On the contrary. Germany was able to sell unused certificates across Europe -- to coal companies in countries like Poland or Slovakia, for example. Thanks to Germany's wind turbines, these companies were then able to emit more greenhouse gases than originally planned. Given the often lower efficiency of Eastern European power plants, this is anything but environmentally beneficial.
This phenomenon is especially apparent whenever the sustainable energy industry grows more quickly than anticipated -- as in recent years when growth in the renewable energy branch quickly rendered the EU Commission's CO2 plans obsolete.
Building Renovations Are Better than Windmills
Experts from the Green Party are taking the problem very seriously: "We are in a veritable crisis situation, and that means we must reconsider and alter things we once took for granted," writes one contributor, adding that it's important to re-examine "whether we have set the right priorities."

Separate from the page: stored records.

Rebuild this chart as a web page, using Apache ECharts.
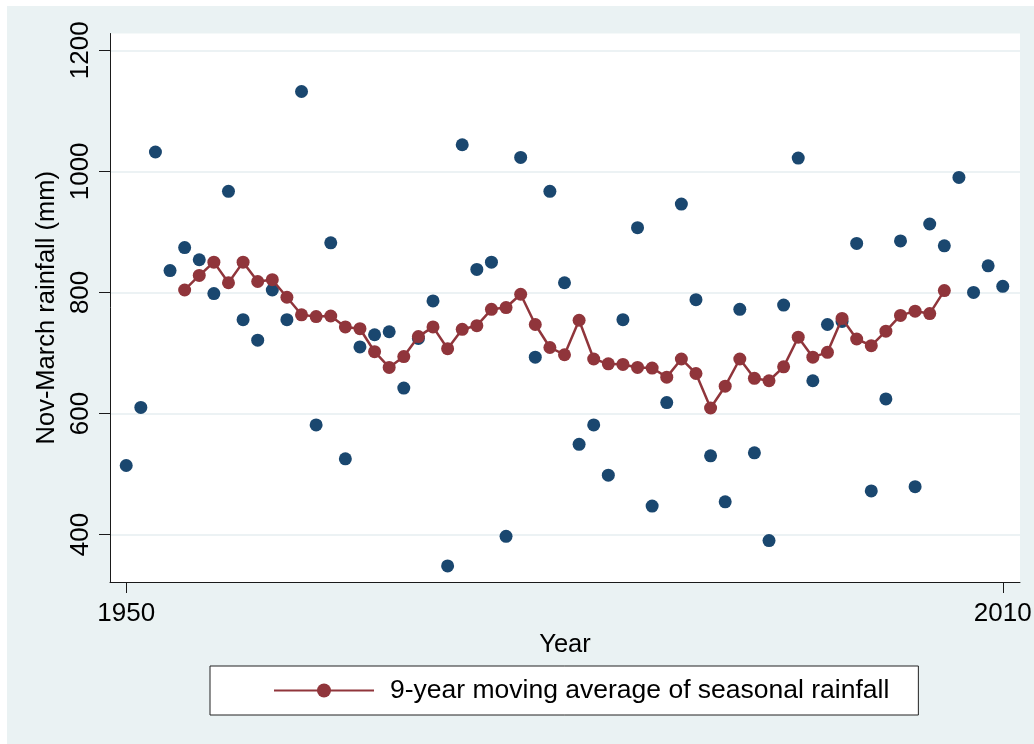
<!DOCTYPE html>
<html>
<head>
<meta charset="utf-8">
<script src="https://cdn.jsdelivr.net/npm/echarts@6/dist/echarts.min.js"></script>
<style>
  html, body { margin: 0; padding: 0; background: #ffffff; }
  #bg { position: absolute; left: 7px; top: 6px; right: 0; bottom: 0; background: #eaf2f3; }
  #chart { position: absolute; left: 0; top: 0; width: 1034px; height: 744px; }
</style>
</head>
<body>
<div id="bg"></div>
<div id="chart"></div>
<script>
// ---- Data ----
const years = [1950,1951,1952,1953,1954,1955,1956,1957,1958,1959,
               1960,1961,1962,1963,1964,1965,1966,1967,1968,1969,
               1970,1971,1972,1973,1974,1975,1976,1977,1978,1979,
               1980,1981,1982,1983,1984,1985,1986,1987,1988,1989,
               1990,1991,1992,1993,1994,1995,1996,1997,1998,1999,
               2000,2001,2002,2003,2004,2005,2006,2007,2008,2009,2010];
const rainfall = [514,610,1032,836,874,854,798,967,755,721,
                  804,755,1132,581,882,525,710,730,735,642,
                  724,786,348,1044,838,850,397,1023,693,967,
                  816,549,581,498,755,907,447,618,946,788,
                  530,454,772,535,390,779,1022,654,747,752,
                  881,472,624,885,479,913,877,990,800,844,810];
const maYears = [1954,1955,1956,1957,1958,1959,
                 1960,1961,1962,1963,1964,1965,1966,1967,1968,1969,
                 1970,1971,1972,1973,1974,1975,1976,1977,1978,1979,
                 1980,1981,1982,1983,1984,1985,1986,1987,1988,1989,
                 1990,1991,1992,1993,1994,1995,1996,1997,1998,1999,
                 2000,2001,2002,2003,2004,2005,2006];
const movingAvg = [804,828,850,816,850,818,
                   821,792,763,760,761,743,740,702,676,694,
                   727,743,707,739,745,772,775,797,747,709,
                   697,754,690,682,681,676,675,660,690,666,
                   609,645,690,658,654,677,726,693,701,757,
                   723,712,736,762,769,765,803];
const xTickLabels = [1950, 2010];
const yTickLabels = [400, 600, 800, 1000, 1200];
const legendName = '9-year moving average of seasonal rainfall';

const scatterData = years.map((y, i) => [y, rainfall[i]]);
const lineData = maYears.map((y, i) => [y, movingAvg[i]]);

const FONT = 'Liberation Sans, Arial, sans-serif';
const plain = v => String(v);
const chart = echarts.init(document.getElementById('chart'), null, { renderer: 'canvas' });
chart.setOption({
  backgroundColor: 'transparent',
  animation: false,
  textStyle: { fontFamily: FONT, color: '#000' },
  grid: {
    left: 110, right: 14, top: 33.5, bottom: 162,
    show: true, backgroundColor: '#ffffff', borderWidth: 0,
    containLabel: false, outerBoundsMode: 'none'
  },
  legend: {
    show: true,
    data: [legendName],
    left: 210, top: 666,
    orient: 'horizontal',
    itemWidth: 100, itemHeight: 17.5,
    padding: [11, 29, 11, 63],
    backgroundColor: '#ffffff',
    borderColor: '#222', borderWidth: 1, borderRadius: 0,
    textStyle: { fontFamily: FONT, fontSize: 26.5, color: '#000', padding: [0, 0, 0, 11] },
    selectedMode: false
  },
  xAxis: {
    type: 'value',
    min: 1948.89, max: 2011.18,
    name: 'Year', nameLocation: 'middle', nameGap: 44,
    nameTextStyle: { fontFamily: FONT, fontSize: 25.5, color: '#000' },
    axisLine: { show: true, onZero: false, lineStyle: { color: '#1a1a1a', width: 1 } },
    axisTick: { show: true, length: 11, customValues: xTickLabels, lineStyle: { color: '#1a1a1a', width: 1 } },
    axisLabel: { show: true, customValues: xTickLabels, formatter: plain, margin: 19, fontSize: 26, color: '#000', fontFamily: FONT },
    splitLine: { show: false }
  },
  yAxis: {
    type: 'value',
    min: 321.5, max: 1227.8,
    name: 'Nov-March rainfall (mm)', nameLocation: 'middle', nameRotate: 90, nameGap: 49,
    nameTextStyle: { fontFamily: FONT, fontSize: 25.5, color: '#000' },
    axisLine: { show: true, onZero: false, lineStyle: { color: '#1a1a1a', width: 1 } },
    axisTick: { show: true, length: 11, customValues: yTickLabels, lineStyle: { color: '#1a1a1a', width: 1 } },
    axisLabel: { show: true, customValues: yTickLabels, formatter: plain, rotate: 90, margin: 16, fontSize: 26, color: '#000', fontFamily: FONT },
    splitLine: { show: true, lineStyle: { color: '#e6eef0', width: 1.7 } }
  },
  series: [
    {
      name: 'Seasonal rainfall',
      type: 'scatter',
      data: scatterData,
      symbol: 'circle',
      symbolSize: 13,
      itemStyle: { color: '#1a476f', borderWidth: 0, opacity: 1 },
      emphasis: { disabled: true }
    },
    {
      name: legendName,
      type: 'line',
      data: lineData,
      symbol: 'circle',
      symbolSize: 13,
      showAllSymbol: true,
      itemStyle: { color: '#90353b', borderWidth: 0, opacity: 1 },
      lineStyle: { color: '#90353b', width: 2.5 },
      emphasis: { disabled: true }
    }
  ]
});
</script>
</body>
</html>
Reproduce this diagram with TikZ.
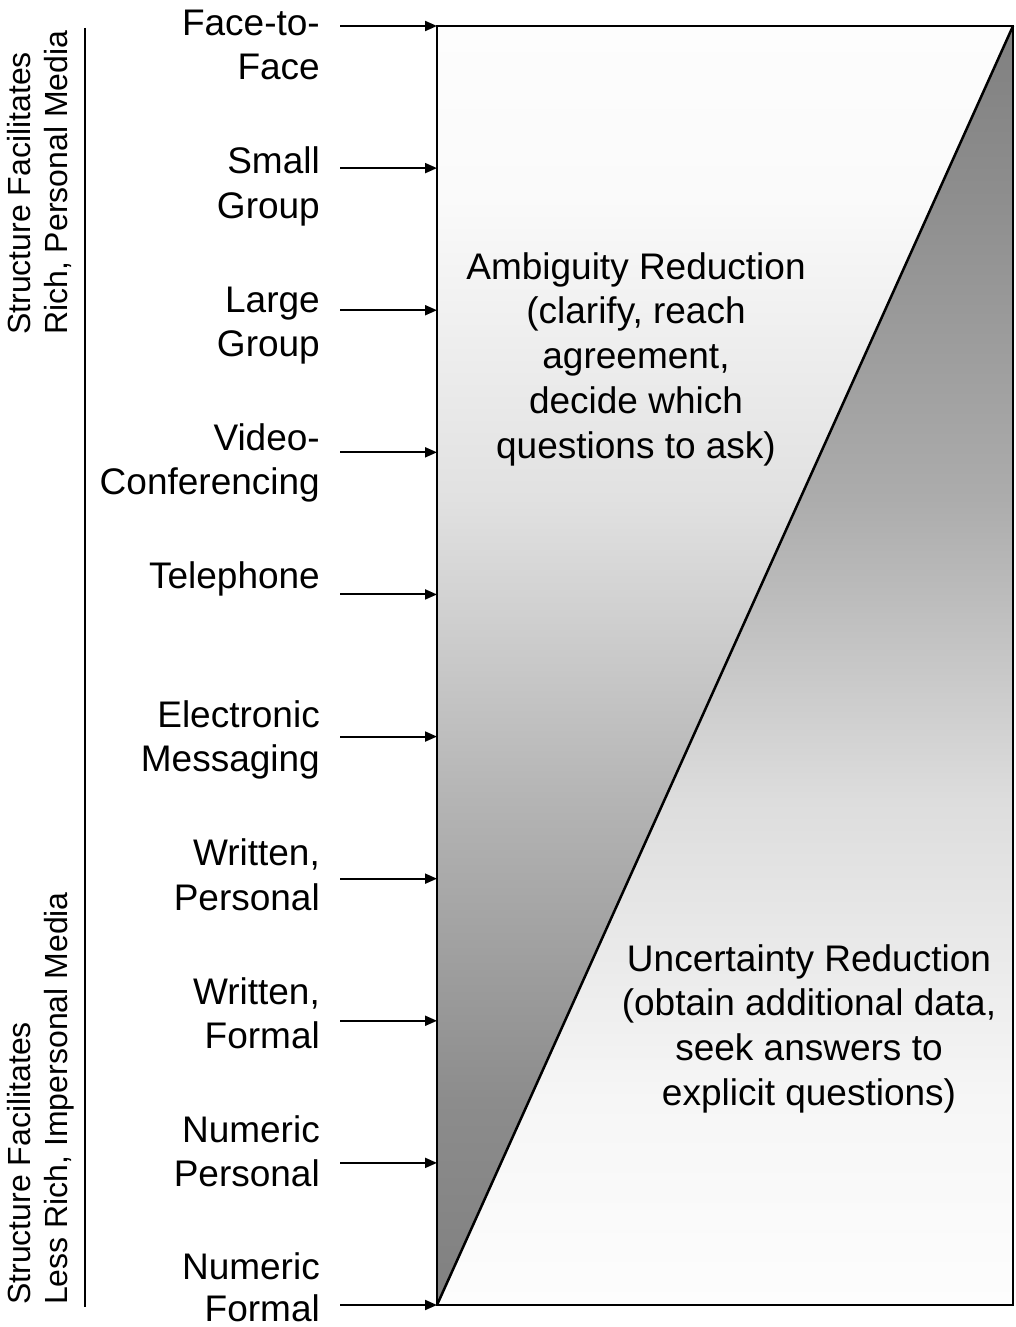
\documentclass[tikz,border=0pt]{standalone}
\usepackage{fontspec}
\setmainfont{Liberation Sans}
\usetikzlibrary{arrows.meta}

% vertical fades for the two triangles (stops between 25bp and 75bp span the path)
\pgfdeclareverticalshading{upperfade}{100bp}{%
  rgb(0bp)=(0.502,0.502,0.502); rgb(25bp)=(0.502,0.502,0.502);
  rgb(33bp)=(0.549,0.549,0.549); rgb(44.7bp)=(0.706,0.706,0.706);
  rgb(56.5bp)=(0.882,0.882,0.882); rgb(68.2bp)=(0.980,0.980,0.980);
  rgb(75bp)=(0.992,0.992,0.992); rgb(100bp)=(0.992,0.992,0.992)}
\pgfdeclareverticalshading{lowerfade}{100bp}{%
  rgb(0bp)=(0.992,0.992,0.992); rgb(25bp)=(0.992,0.992,0.992);
  rgb(33bp)=(0.965,0.965,0.965); rgb(44.7bp)=(0.867,0.867,0.867);
  rgb(56.5bp)=(0.675,0.675,0.675); rgb(68.2bp)=(0.557,0.557,0.557);
  rgb(75bp)=(0.502,0.502,0.502); rgb(100bp)=(0.502,0.502,0.502)}

\begin{document}
\begin{tikzpicture}[x=1pt,y=-1pt,
  medium/.style={anchor=north east, inner sep=0pt, align=right,
    font=\fontsize{37}{44.5}\selectfont},
  blocktext/.style={anchor=north, inner sep=0pt, align=center,
    font=\fontsize{37}{44.75}\selectfont},
  sidetext/.style={anchor=north west, inner sep=0pt, align=left, rotate=90,
    font=\fontsize{32}{37}\selectfont},
  feed/.style={line width=2pt, -{Triangle[length=12pt,width=10pt]}},
  frame/.style={line width=2.5pt, line join=miter}]

\useasboundingbox (0,0) rectangle (1016,1327);

% corners of the task box
\coordinate (tl) at (437,26);
\coordinate (tr) at (1013,26);
\coordinate (bl) at (437,1305);
\coordinate (br) at (1013,1305);

% shaded halves
\path[shading=upperfade] (tl) -- (tr) -- (bl) -- cycle;
\path[shading=lowerfade] (tr) -- (br) -- (bl) -- cycle;

% box and diagonal
\draw[frame] (tl) rectangle (br);
\draw[frame] (bl) -- (tr);

% left rule
\coordinate (ruletop) at (85,28);
\coordinate (rulebot) at (85,1307);
\draw[line width=2pt] (ruletop) -- (rulebot);

% side captions
\node[sidetext] (capA) at (4.1,335) {\strut Structure Facilitates\\Rich, Personal Media};
\node[sidetext] (capB) at (4.1,1305) {\strut Structure Facilitates\\Less Rich, Impersonal Media};

% media labels
\node[medium] (m0) at (320,3.85)   {\strut Face-to-\\Face};
\node[medium] (m1) at (320,142.25) {\strut Small\\Group};
\node[medium] (m2) at (320,280.65) {\strut Large\\Group};
\node[medium] (m3) at (320,419.05) {\strut Video-\\Conferencing};
\node[medium] (m4) at (320,557.45) {\strut Telephone};
\node[medium] (m5) at (320,695.85) {\strut Electronic\\Messaging};
\node[medium] (m6) at (320,834.25) {\strut Written,\\Personal};
\node[medium] (m7) at (320,972.65) {\strut Written,\\Formal};
\node[medium] (m8) at (320,1111.05) {\strut Numeric\\Personal};
\node[medium,font=\fontsize{37}{42.5}\selectfont] (m9) at (320,1249.45) {\strut Numeric\\Formal};

% feed arrows into the box
\foreach \i in {0,...,9}{
  \coordinate (s\i) at (340,26+142.11*\i);
  \coordinate (e\i) at (437,26+142.11*\i);
  \draw[feed] (s\i) -- (e\i);
}

% region texts
\node[blocktext] (amb) at (636,247.7) {\strut Ambiguity Reduction\\(clarify, reach\\agreement,\\decide which\\questions to ask)};
\node[blocktext] (unc) at (809,939.7) {\strut Uncertainty Reduction\\(obtain additional data,\\seek answers to\\explicit questions)};
\end{tikzpicture}
\end{document}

Another expert begins his e-mail with a general clarification: "Dear People, I'm not fundamentally against the EEG. I only emphasize this because Manfred has repeatedly and erroneously described me as an opponent of the EEG." But here comes the big "but": "When reduction of CO2 emissions is more cheaply achieved through insulating a building than using a wind turbine, that is where we should concentrate our support." When it comes to climate change, everything else is secondary to reducing CO2 emissions.
Indeed, when it comes to climage change, investments in wind and solar energy are not very efficient. Preventing one ton of CO2 emissions requires a relatively large amount of money. Other measures, especially building renovations, cost much less -- and have the same effect.
The e-mail exchange ends with a conciliatory "What do you think?" But it is quickly followed by a bitter PS: "Do the Greens think that this problem (of climate change) will solve itself if we just screw solar panels onto our rooftops?"
Environmental Groups Admit to the Problem
The German Renewable Energy Federation is clearly not thrilled about the debate. The lobbying group's official line is: "By implementing renewable energy, there will by a reduction in 2008 of 120 million tons of CO2." When pressed, however, representatives of the federation will admit that this only applies to Germany. But the reality is that the freely traded CO2 certificates can be sold and used abroad.
Likewise, one federation employee openly said that there is "a certain degree of inconsistency" between the EEG and emissions trading.
But does it really have to be like this? Is it really so impossible to reconcile both of these instruments for protecting the climate?
In theoretical terms, of course it's possible. To do so, however, currently existing laws designed to prevent CO2 emissions would have to be reconciled. In real terms, for example, that means that every time a new wind turbine is built, the state would be forced to take certificates off the market. It is only in this way that you can achieve real positive effects on the climate.
Politicians Buckle to Business
There were discussions about such a system under Chancellor Gerhard Schröder, who governed in a coalition with the Green Party. At the time, Minister of the Environment Jürgen Tritten wanted to exclude the amounts of energy covered by the EEG from the calculations used in the carbon-trading scheme. Instead, the industry-friendly regulations currently in effect were pushed through. Major energy corporations, which had claimed as many CO2 certificates as they possibly could, lobbied heavily.
So why has nothing changed? According to experts, one reason has to do with technical problems. In the course of an ongoing trading period, they claim, adjusting the volume of CO2 certificates is no easy task.
Still, an SPD insider provides yet another explanation: "Politicians just have to resign themselves to certain things." As he sees it, if the state went back to the companies and took away the certificates they had been allotted, the result would be an uproar. "What do you think the companies would say to us?" he asks. "As a politician, there are certain storms that you simply can't weather."